What are the lines from the one with "Emit a web page" through the one with "-16, -18, -20];", inclusive? Output them exactly, and leave out the pictures.

_Code that draws figures_:
-- Begin --

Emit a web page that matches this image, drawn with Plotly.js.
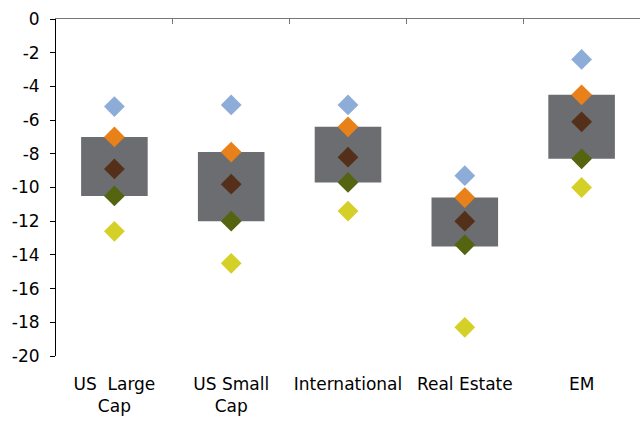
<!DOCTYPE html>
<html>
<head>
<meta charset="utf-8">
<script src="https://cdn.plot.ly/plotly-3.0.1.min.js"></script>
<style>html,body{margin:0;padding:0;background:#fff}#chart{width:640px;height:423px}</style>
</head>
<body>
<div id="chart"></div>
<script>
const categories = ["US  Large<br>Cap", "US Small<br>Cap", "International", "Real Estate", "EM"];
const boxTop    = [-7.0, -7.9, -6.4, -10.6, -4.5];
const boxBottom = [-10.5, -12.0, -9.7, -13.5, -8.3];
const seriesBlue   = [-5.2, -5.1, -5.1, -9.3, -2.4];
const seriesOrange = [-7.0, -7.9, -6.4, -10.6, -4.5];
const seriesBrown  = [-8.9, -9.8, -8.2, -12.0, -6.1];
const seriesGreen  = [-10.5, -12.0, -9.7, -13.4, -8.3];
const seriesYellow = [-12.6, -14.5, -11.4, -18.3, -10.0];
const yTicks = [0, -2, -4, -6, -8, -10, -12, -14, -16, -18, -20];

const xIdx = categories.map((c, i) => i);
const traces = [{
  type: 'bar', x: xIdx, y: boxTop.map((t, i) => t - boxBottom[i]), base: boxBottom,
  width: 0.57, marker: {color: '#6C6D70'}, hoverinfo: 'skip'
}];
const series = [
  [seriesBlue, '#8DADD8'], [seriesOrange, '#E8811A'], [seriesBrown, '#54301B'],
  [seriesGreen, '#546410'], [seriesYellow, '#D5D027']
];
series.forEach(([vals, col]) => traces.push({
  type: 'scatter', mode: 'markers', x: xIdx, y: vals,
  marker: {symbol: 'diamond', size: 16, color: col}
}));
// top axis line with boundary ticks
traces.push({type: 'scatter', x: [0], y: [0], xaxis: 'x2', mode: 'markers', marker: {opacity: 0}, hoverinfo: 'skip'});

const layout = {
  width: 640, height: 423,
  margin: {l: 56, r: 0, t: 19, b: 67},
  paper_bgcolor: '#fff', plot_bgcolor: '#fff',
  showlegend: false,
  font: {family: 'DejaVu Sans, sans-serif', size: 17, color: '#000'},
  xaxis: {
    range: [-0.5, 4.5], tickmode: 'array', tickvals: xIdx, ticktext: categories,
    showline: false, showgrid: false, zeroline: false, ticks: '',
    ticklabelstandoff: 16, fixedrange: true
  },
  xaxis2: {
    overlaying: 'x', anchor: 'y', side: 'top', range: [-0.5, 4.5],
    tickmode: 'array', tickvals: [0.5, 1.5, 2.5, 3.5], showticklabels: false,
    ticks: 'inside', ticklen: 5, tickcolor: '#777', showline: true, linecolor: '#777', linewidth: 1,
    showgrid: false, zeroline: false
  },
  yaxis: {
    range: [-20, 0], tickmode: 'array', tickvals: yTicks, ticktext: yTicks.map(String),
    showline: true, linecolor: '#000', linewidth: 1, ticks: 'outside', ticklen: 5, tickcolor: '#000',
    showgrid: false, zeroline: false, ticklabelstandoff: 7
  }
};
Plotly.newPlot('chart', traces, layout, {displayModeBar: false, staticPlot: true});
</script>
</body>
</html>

-- End --
-- Begin --

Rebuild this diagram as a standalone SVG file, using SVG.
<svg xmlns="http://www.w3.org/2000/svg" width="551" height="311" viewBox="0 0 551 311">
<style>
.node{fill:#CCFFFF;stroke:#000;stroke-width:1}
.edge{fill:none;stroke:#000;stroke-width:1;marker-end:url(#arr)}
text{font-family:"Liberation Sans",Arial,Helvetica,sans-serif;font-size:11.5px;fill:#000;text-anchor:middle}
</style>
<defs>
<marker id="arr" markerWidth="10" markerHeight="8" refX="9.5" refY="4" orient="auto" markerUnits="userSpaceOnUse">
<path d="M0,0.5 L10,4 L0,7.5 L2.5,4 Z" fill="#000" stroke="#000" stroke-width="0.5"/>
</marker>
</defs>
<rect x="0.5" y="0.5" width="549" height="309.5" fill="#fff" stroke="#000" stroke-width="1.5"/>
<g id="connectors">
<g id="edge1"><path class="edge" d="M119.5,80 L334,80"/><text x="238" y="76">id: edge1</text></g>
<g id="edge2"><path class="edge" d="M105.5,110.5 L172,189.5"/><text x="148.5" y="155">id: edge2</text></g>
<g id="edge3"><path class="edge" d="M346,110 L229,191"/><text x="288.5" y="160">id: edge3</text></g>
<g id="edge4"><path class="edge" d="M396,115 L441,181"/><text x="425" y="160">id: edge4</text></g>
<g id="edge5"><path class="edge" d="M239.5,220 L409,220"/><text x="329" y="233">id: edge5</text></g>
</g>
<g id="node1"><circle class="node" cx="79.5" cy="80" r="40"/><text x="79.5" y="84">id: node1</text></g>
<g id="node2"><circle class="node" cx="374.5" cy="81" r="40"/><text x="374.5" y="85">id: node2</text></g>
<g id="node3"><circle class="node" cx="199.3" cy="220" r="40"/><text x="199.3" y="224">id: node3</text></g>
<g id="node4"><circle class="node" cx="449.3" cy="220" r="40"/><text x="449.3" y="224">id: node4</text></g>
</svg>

-- End --

_ANSWER TO THE PROBLEM_:
Emit a web page that matches this image, drawn with Plotly.js.
<!DOCTYPE html>
<html>
<head>
<meta charset="utf-8">
<script src="https://cdn.plot.ly/plotly-3.0.1.min.js"></script>
<style>html,body{margin:0;padding:0;background:#fff}#chart{width:640px;height:423px}</style>
</head>
<body>
<div id="chart"></div>
<script>
const categories = ["US  Large<br>Cap", "US Small<br>Cap", "International", "Real Estate", "EM"];
const boxTop    = [-7.0, -7.9, -6.4, -10.6, -4.5];
const boxBottom = [-10.5, -12.0, -9.7, -13.5, -8.3];
const seriesBlue   = [-5.2, -5.1, -5.1, -9.3, -2.4];
const seriesOrange = [-7.0, -7.9, -6.4, -10.6, -4.5];
const seriesBrown  = [-8.9, -9.8, -8.2, -12.0, -6.1];
const seriesGreen  = [-10.5, -12.0, -9.7, -13.4, -8.3];
const seriesYellow = [-12.6, -14.5, -11.4, -18.3, -10.0];
const yTicks = [0, -2, -4, -6, -8, -10, -12, -14, -16, -18, -20];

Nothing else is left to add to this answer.